Part of a data file:
══════════

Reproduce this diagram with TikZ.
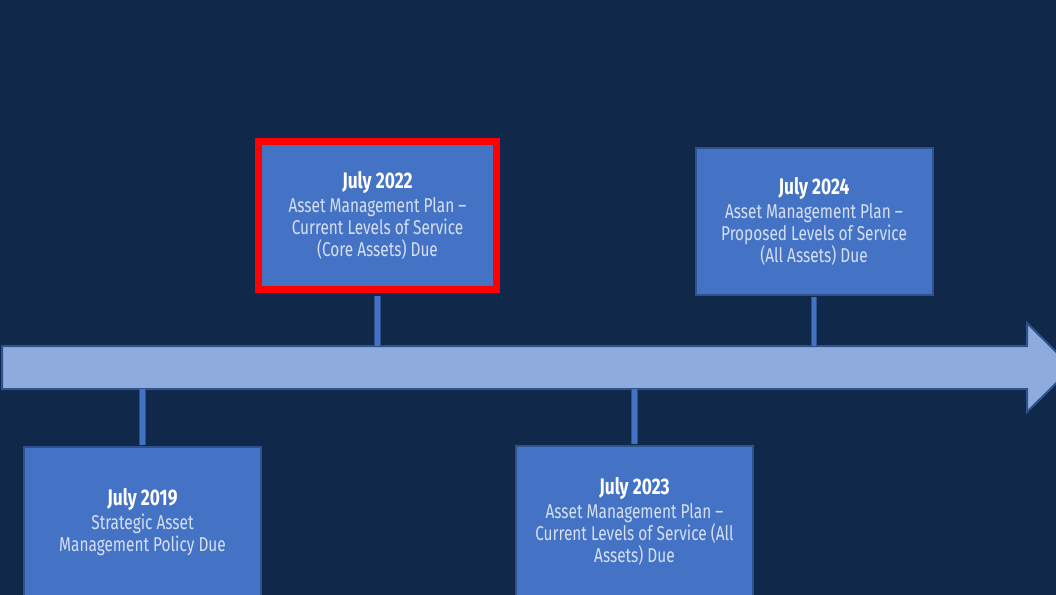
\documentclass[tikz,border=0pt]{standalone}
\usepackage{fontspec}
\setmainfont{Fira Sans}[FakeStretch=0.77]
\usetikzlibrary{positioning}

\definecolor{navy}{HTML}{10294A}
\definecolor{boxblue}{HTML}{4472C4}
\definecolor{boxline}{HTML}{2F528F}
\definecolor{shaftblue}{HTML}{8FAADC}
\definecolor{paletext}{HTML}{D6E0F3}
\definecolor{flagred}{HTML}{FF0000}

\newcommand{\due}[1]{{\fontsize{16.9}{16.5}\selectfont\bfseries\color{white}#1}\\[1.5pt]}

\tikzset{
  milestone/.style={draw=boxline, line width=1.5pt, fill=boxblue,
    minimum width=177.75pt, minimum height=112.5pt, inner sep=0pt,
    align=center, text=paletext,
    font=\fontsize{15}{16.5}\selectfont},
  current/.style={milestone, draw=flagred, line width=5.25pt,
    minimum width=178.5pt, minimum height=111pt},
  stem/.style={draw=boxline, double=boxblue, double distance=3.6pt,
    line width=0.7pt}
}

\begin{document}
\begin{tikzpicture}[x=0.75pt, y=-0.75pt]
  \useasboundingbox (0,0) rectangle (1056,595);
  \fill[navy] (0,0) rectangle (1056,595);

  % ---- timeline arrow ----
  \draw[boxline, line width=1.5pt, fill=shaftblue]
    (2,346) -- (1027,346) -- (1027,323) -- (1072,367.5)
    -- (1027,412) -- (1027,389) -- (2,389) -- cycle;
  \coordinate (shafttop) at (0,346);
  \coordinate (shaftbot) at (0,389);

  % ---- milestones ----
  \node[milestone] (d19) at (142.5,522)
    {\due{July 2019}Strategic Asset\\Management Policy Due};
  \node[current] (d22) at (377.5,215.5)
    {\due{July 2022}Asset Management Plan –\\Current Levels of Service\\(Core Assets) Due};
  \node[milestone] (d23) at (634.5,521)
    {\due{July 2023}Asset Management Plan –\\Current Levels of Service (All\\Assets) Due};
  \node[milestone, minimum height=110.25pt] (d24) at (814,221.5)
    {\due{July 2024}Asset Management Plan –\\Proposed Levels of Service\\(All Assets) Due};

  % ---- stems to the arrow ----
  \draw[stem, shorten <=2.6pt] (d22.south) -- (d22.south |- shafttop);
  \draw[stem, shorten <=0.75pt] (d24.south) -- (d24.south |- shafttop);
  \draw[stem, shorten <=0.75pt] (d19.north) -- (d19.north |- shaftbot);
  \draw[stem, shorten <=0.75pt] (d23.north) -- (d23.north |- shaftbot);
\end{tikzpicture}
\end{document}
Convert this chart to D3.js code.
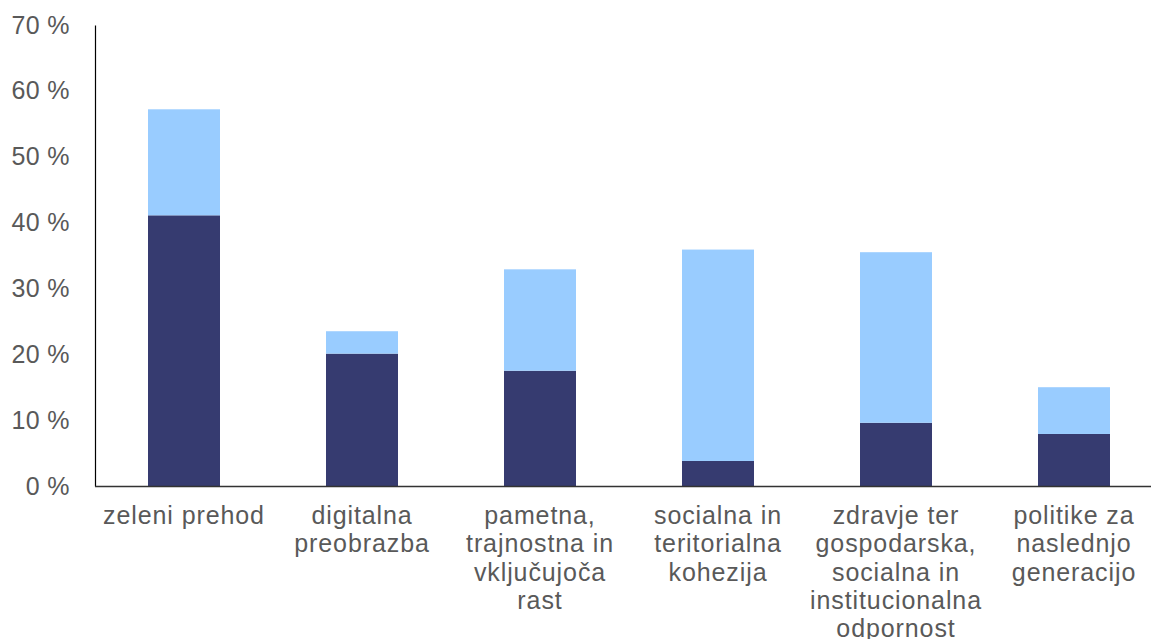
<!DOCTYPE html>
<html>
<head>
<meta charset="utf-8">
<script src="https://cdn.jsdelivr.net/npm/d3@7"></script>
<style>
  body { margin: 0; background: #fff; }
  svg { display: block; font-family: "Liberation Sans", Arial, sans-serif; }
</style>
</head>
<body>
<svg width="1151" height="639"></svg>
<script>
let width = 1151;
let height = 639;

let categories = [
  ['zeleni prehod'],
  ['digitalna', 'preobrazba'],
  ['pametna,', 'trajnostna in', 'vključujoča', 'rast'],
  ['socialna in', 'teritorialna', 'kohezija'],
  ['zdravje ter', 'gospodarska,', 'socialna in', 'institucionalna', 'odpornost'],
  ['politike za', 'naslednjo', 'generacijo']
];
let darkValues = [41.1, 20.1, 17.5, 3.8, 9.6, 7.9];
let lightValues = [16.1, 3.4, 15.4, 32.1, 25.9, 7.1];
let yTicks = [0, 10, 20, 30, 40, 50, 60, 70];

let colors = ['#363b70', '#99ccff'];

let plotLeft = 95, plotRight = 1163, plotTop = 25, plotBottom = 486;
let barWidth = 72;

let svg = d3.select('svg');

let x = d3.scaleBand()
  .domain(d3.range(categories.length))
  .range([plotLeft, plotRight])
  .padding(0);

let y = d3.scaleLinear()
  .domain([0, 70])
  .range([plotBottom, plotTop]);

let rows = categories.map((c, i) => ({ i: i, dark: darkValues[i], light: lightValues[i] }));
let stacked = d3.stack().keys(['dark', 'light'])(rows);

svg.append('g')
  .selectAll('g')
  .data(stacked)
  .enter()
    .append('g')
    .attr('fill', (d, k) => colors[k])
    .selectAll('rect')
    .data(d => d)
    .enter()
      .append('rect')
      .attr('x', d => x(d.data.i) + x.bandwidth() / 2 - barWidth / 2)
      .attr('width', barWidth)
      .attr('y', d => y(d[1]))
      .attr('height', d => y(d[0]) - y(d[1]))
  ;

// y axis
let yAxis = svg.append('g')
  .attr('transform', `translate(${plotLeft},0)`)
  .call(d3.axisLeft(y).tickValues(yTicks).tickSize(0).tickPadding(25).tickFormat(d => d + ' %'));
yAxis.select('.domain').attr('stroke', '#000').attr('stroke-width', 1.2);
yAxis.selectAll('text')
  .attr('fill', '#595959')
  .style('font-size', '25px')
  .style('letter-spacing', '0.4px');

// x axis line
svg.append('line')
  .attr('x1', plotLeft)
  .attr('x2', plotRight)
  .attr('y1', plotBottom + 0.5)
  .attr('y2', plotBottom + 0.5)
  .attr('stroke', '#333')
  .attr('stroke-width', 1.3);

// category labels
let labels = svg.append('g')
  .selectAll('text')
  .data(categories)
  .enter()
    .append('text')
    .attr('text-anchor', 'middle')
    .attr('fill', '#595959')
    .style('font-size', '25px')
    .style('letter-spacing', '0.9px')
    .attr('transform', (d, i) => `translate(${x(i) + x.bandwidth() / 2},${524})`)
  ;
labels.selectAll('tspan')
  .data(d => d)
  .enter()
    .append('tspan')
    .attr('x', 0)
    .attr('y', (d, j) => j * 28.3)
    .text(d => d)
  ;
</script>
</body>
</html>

══════════

Work required:
Within the records above, how many lines include the word "this"? State the number by itself.

The answer:
2